Wednesday, November 26, 2008

Why Higher Education Costs Should Be Coming Down

Has anyone thought to ask why higher education costs are rising so much faster than education? We know the reasons in health care--liability, new drugs, new equipment and advanced procedures--but exactly what is causing education costs to go up?

Colleges are perfectly capable of becoming more efficient and productive, in the same way that countless other industries have: through technology. And increasingly, they are. One of the untold stories in higher education is that the cost of teaching is starting to decline, but virtually none of those savings are being passed along to students and parents in the form of lower prices. Instead, colleges are pocketing the difference, even as they continue to jack up tuition bills.


Go read the article, and pay close attention to Virginia Tech's "Math Emporium". It reminds me of the I CAN Learn math program which I've savaged before, but in this case it's implemented correctly.

It’s tempting to see the automation of college teaching as educational malpractice, a ploy to water down instruction and put professors out of work just to save a few bucks. But there’s persuasive evidence that the opposite is true—properly used, technology can make higher education better, not worse.
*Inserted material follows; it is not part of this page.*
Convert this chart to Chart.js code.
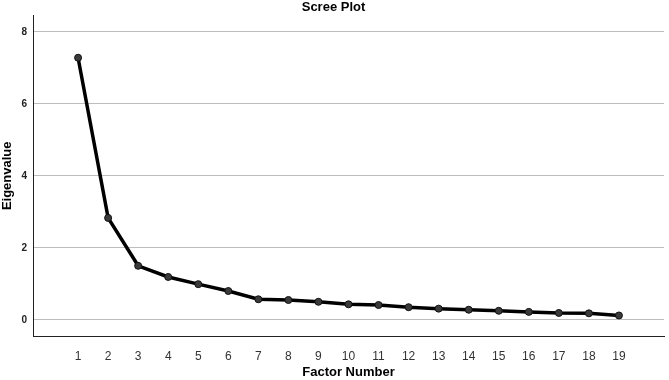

NCAT has been spreading the gospel of course transformation since the late 1990s, when it secured an $8.8 million grant from the Pew Charitable Trusts to pilot the process with thirty colleges. The results were unequivocal: twenty-five colleges saw learning results improve while the other five saw no change. All thirty reduced costs, some by over 70 percent. As the number of NCAT institutions has expanded, they’ve found similar—or even greater—success. (boldface mine--Darren)


What's proper? I could write an entire essay on it--and show how what I saw of implementation of the I CAN Learn program was totally improper and this method seems OK. For the sake of brevity, though, I'll say that proper would include
1. still having significant professor-student and student-student interaction, as education is a social process,
2. designing a quality course that utilizes the best features of the available technology, not just using computers for their own sake, and
3. use technology in courses where students can reasonably be expected to be self-directed.

The article explains:

The key is letting computers do what they do best—grading multiple-choice tests, providing 24/7 access to text, audio, and video, connecting people to one another at a distance—while retaining the human element when only real people will suffice. The Virginia Tech Math Emporium is staffed twelve hours a day with a combination of upper-division math majors, graduate students, and faculty, each of whom is prepared to help students with any of the Emporium-based courses.


Sadly, though, while this approach has driven down the cost of delivering instruction, VT's tuition has continued to rise. To use a term popular today, this situation is "unsustainable".

2 comments:

Ellen K said...

Until we have true transparency in university budgets, students and parents will have no idea of the true impact of fees on their final bill. Many students pay fees that have innocuous labels, which in turn fund programs and activities that they will never use or need. Likewise, there are programs, such as "women's studies" which do not have the membership to exist, but which are perpetuated by the universities in order to give lipservice to those small but vocal fringe groups. I think that departments should be sustainable after a certain point. What is the necessity of maintaining and paying for a program and staff which hardly ever see a student?

Anonymous said...

I think I told you in an email message why tuition will only rise.